Mokelumne River
The Lower Mokelumne.

A disturbing new study indicates that the survival rates of wild Chinook salmon may be far less than previously thought. The study, which was conducted on California's Mokelumne River, used an innovative test to determine the proportion of wild to hatchery raised fish in an unmarked population. The study's findings reveal that as few as 4 percent of the fish returning to the Mokelumne to spawn are of wild origin.

Researchers collected over 1000 chinook carcasses and tested their otoliths (ear bones) for sulfur isotopes. Testing for the accumulation of certain chemical elements in bone can tell scientists a great deal about the early stages of a fish's life. In this case, the presence of higher amounts of sulfur isotopes allowed researchers to identify differences in the early dietary influences in individual fish, and thus separate hatchery raised fish from those which fed in the wild.

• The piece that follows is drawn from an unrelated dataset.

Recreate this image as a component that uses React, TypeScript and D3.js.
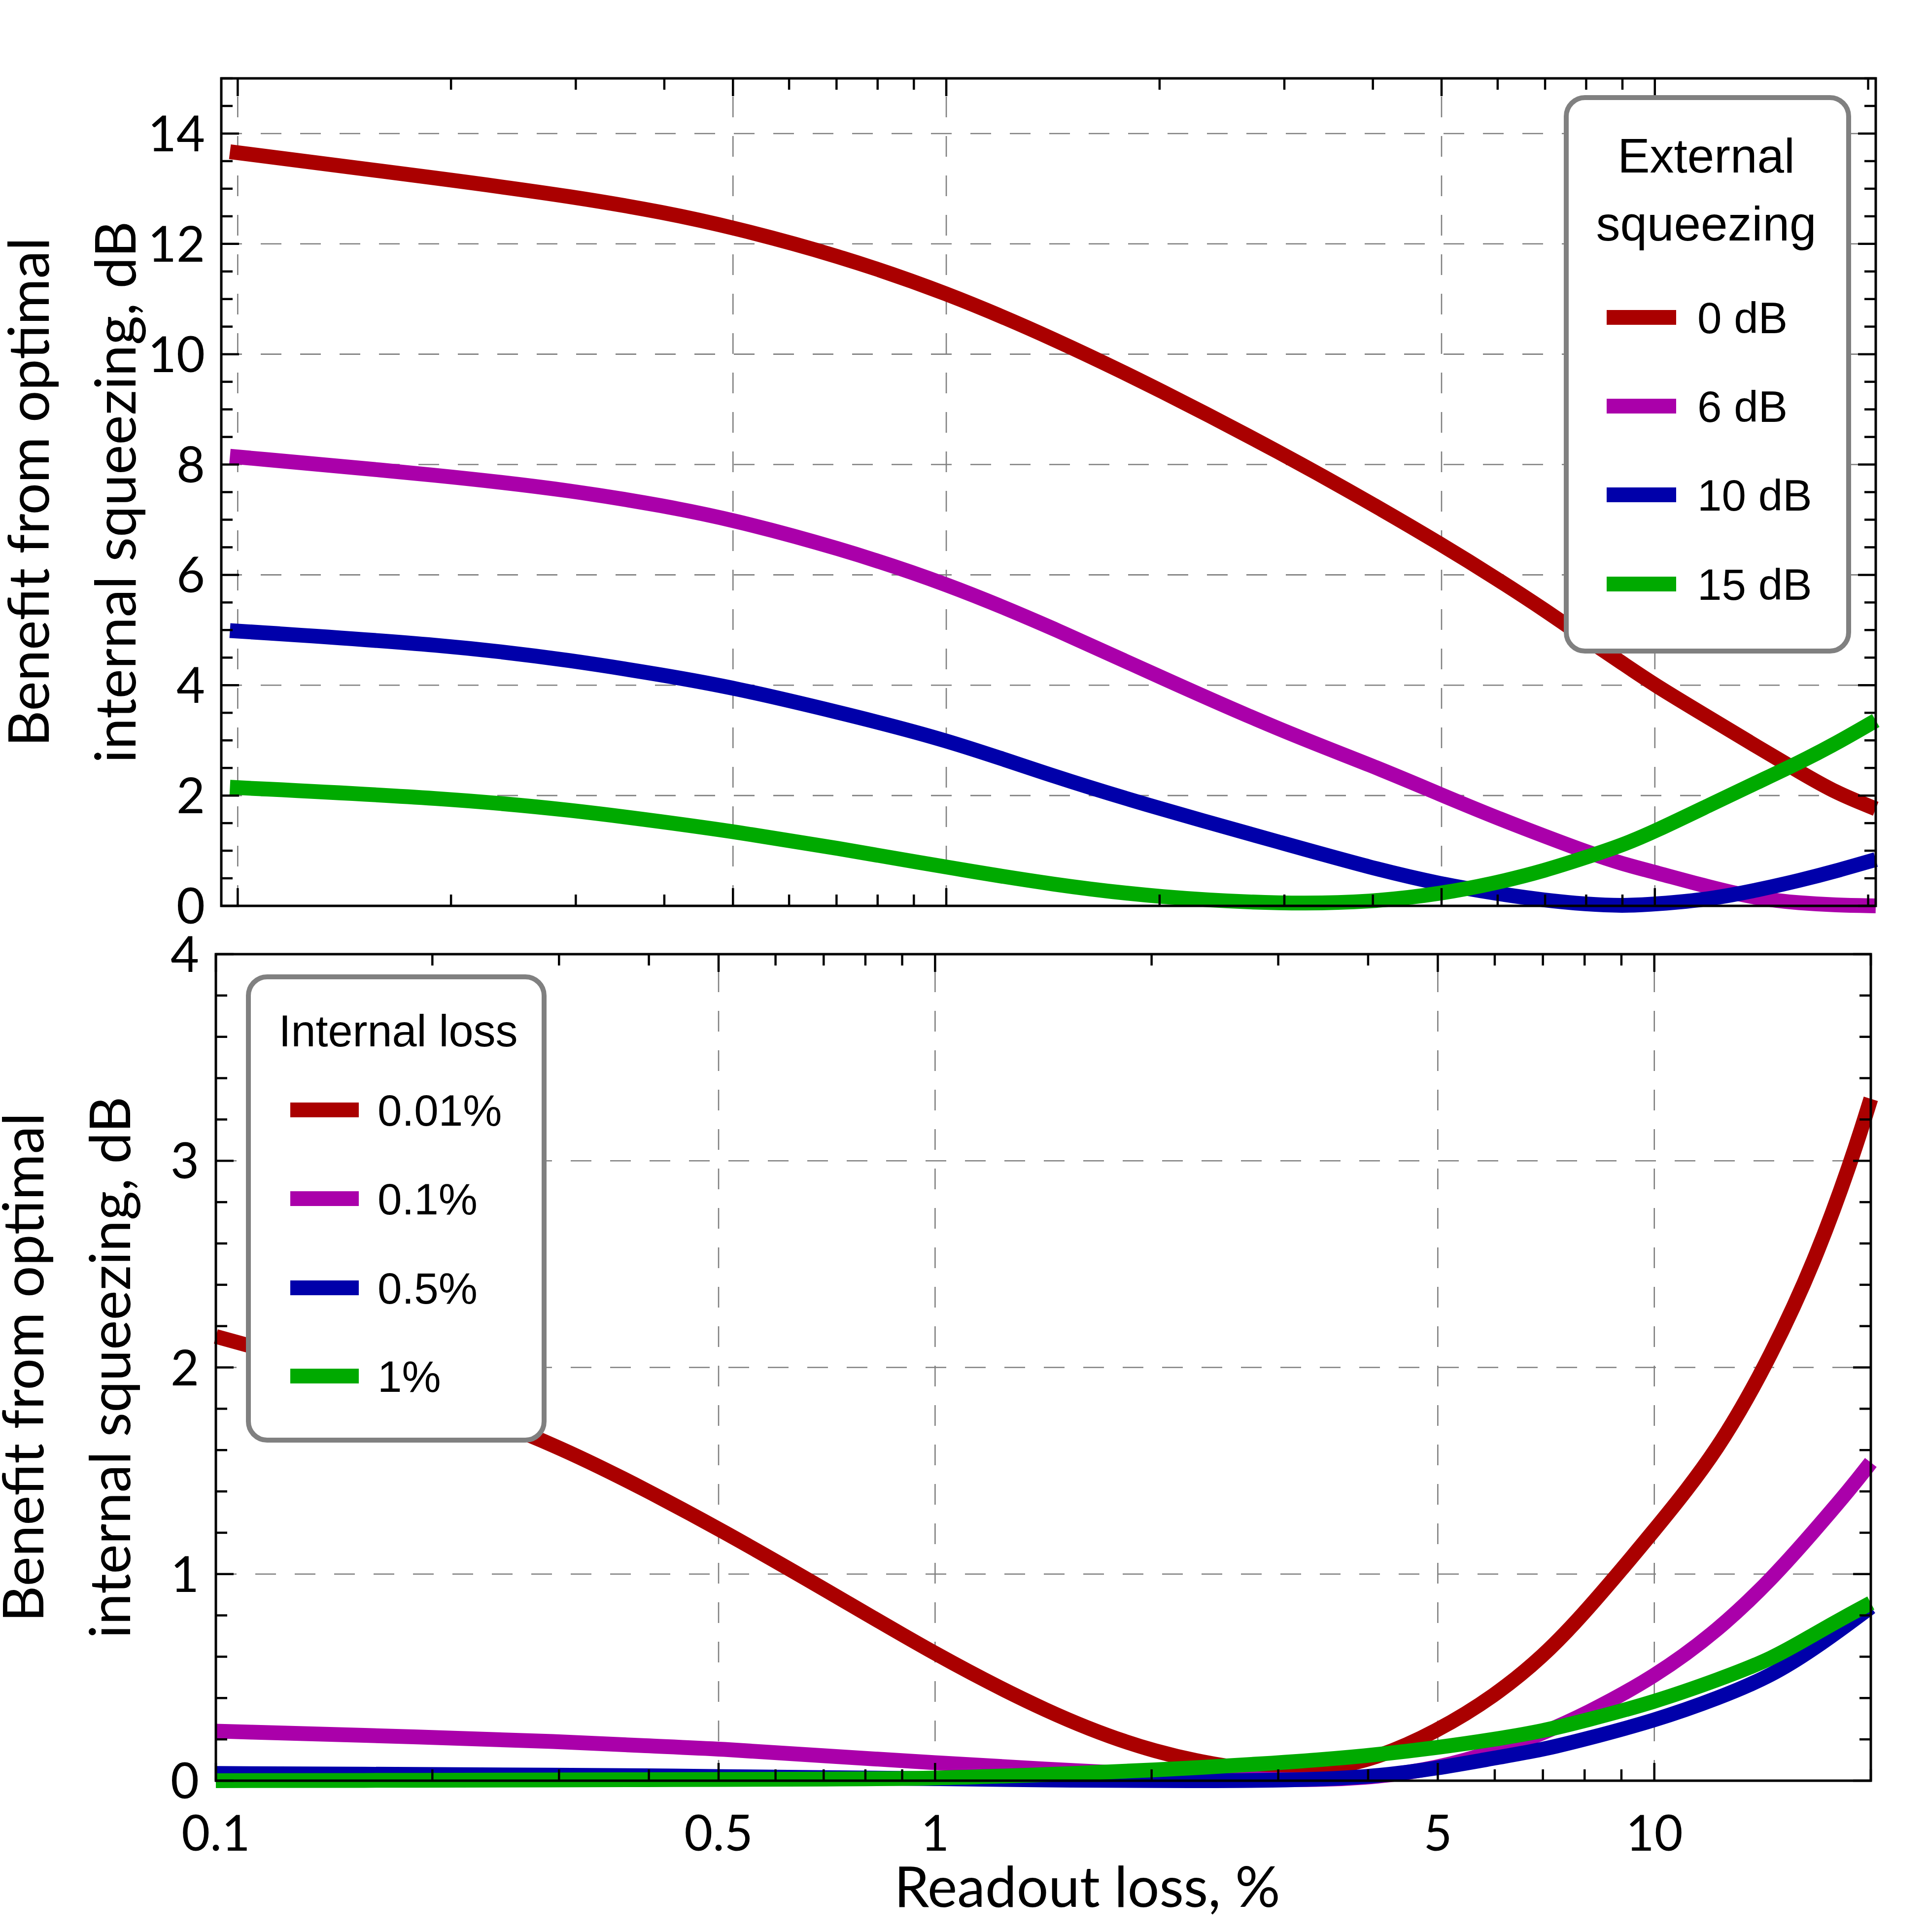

The study also concluded that the introduction of hatchery fish into chinook salmon populations is providing false indications of a healthy, growing population of chinook. According to the researchers' findings, "when population growth rate of the natural population was modeled to account for the contribution of previously unidentified hatchery immigrants, we found that hatchery-produced fish caused the false appearance of positive population growth."

These results contribute to ongoing serious questions about the continued viability of attempting to sustain healthy populations of fish species in the wild through the process of supplementing those populations with hatchery-raised fish. Several recent studies have provided evidence that the introduction of hatchery-raised fish into wild populations and the subsequent breeding of these fish with wild stocks, creating hybrid wild-hatchery fish, may produce hybrid fish with a lower chance of survival in the wild.

According to the study, "there is mounting evidence that hatchery fish differ from their wild counterparts on a variety of life history, genetic, behavioral and demographic characteristics (reviewed in, and that introgression of hatchery-selected genes may diminish fitness in the wild. Hatchery fish may indirectly exacerbate the negative population growth rate for the next generation of juveniles produced in the wild."

The study also identifies several other possible sources which might explain the degradation of wild fish populations, including "watershed degradation, water diversions, pollution, overfishing, oceanic conditions, precipitation, predation, [and] food availability".